Volpe has been particularly impressive since the calendar turned to June, with a .299/.383/.538 slash line, a .922 OPS, and six home runs. His 153 wRC+ since that date is awfully impressive and tells us all we need to know about his offensive ceiling:
Speaking of offensive ceiling, that’s precisely what the Yankees’ current starting shortstop, Isiah Kiner-Falefa, lacks. With a .276/.325/.325 line, an 87 wRC+ and acceptable defense at the infield’s most important position, he has been exactly what the Yankees envisioned: a stopgap.
If the organization feels the urge to replace him, they should either go to the trade market or consider top prospect Oswald Peraza, who, like Volpe, is starting to figure things out, but at a higher level: Triple-A Scranton Wilkes-Barre.
For the sake of Volpe’s development, he shouldn’t be rushed to the majors. If he continues to progress as nicely as he has in the last few weeks, perhaps he can find himself testing Triple-A pitching at some point in 2022, but the Yankees are smart enough to let his development, and not what may be happening at the MLB level, dictate how they handle the eighth-best prospect in the game according to the league’s latest July update.
For now, he has a fairly solid season line of .244/.342/.444, with 11 home runs, a .786 OPS, and a 116 wRC+. Considering the way he started, that’s awfully impressive.
Volpe has the potential to be a special player, but he should develop at his own pace. Things are going smoothly now, but he showed earlier in the season that it can take a little while for him to get used to a new level.
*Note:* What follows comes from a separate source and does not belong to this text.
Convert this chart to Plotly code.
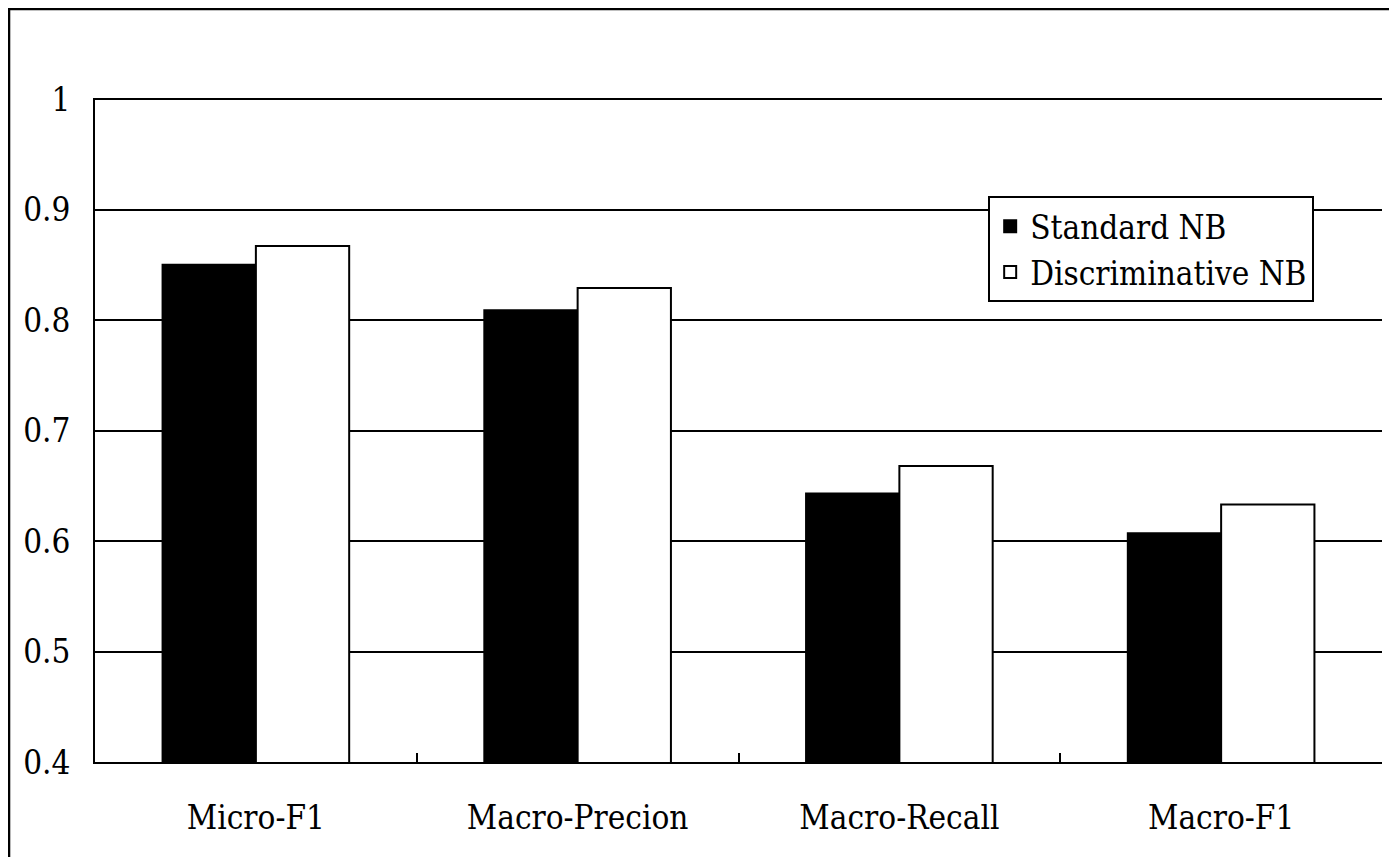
import plotly.graph_objects as go

categories = ["Micro-F1", "Macro-Precion", "Macro-Recall", "Macro-F1"]
standard_nb = [0.850, 0.809, 0.643, 0.607]
discriminative_nb = [0.867, 0.829, 0.668, 0.633]
y_ticks = [0.4, 0.5, 0.6, 0.7, 0.8, 0.9, 1.0]
y_tick_labels = ["0.4", "0.5", "0.6", "0.7", "0.8", "0.9", "1"]

FONT = "DejaVu Serif Condensed, DejaVu Serif"
SIZE = 33

fig = go.Figure()
fig.add_trace(go.Bar(
    x=categories, y=standard_nb, name="Standard NB",
    marker=dict(color="black", line=dict(color="black", width=2)),
))
fig.add_trace(go.Bar(
    x=categories, y=discriminative_nb, name="Discriminative NB",
    marker=dict(color="white", line=dict(color="black", width=2)),
))

fig.update_layout(
    width=1389, height=849,
    margin=dict(l=87, r=15, t=90, b=95, autoexpand=False),
    paper_bgcolor="white", plot_bgcolor="white",
    barmode="group", bargap=0.42, bargroupgap=0,
    font=dict(family=FONT, size=SIZE, color="black"),
    showlegend=True,
    legend=dict(
        x=0.694, y=0.852, xanchor="left", yanchor="top",
        bgcolor="white", bordercolor="black", borderwidth=2,
        font=dict(family=FONT, size=SIZE, color="black"),
        itemwidth=30, tracegroupgap=0,
    ),
    xaxis=dict(
        type="category", showline=True, linecolor="black", linewidth=2,
        ticks="inside", tickson="boundaries", ticklen=9, tickwidth=2, tickcolor="black",
        showgrid=False, ticklabelstandoff=25, automargin=False,
        tickfont=dict(family=FONT, size=SIZE, color="black"),
    ),
    yaxis=dict(
        range=[0.4, 1.001], tickmode="array", tickvals=y_ticks, ticktext=y_tick_labels,
        showline=True, linecolor="black", linewidth=2,
        showgrid=True, gridcolor="black", gridwidth=2,
        ticks="", ticklabelstandoff=16, zeroline=False, automargin=False,
        tickfont=dict(family=FONT, size=SIZE, color="black"),
    ),
    shapes=[dict(
        type="rect", xref="paper", yref="paper",
        x0=-0.0668, x1=1.1, y0=-0.3, y1=1.1340,
        line=dict(color="black", width=2.5), fillcolor="rgba(0,0,0,0)", layer="below",
    )],
)

fig.write_html("out.html")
It’s entirely normal, and it happens. Not every team can have a Juan Soto that barely plays in Double-A and comes to the majors to shine.
All things considered, Volpe’s 2022 season has gone exactly like the team planned, and that’s a fantastic development for the Yankees. If he keeps progressing like this, he could be an option to take over the shortstop position at some point next year.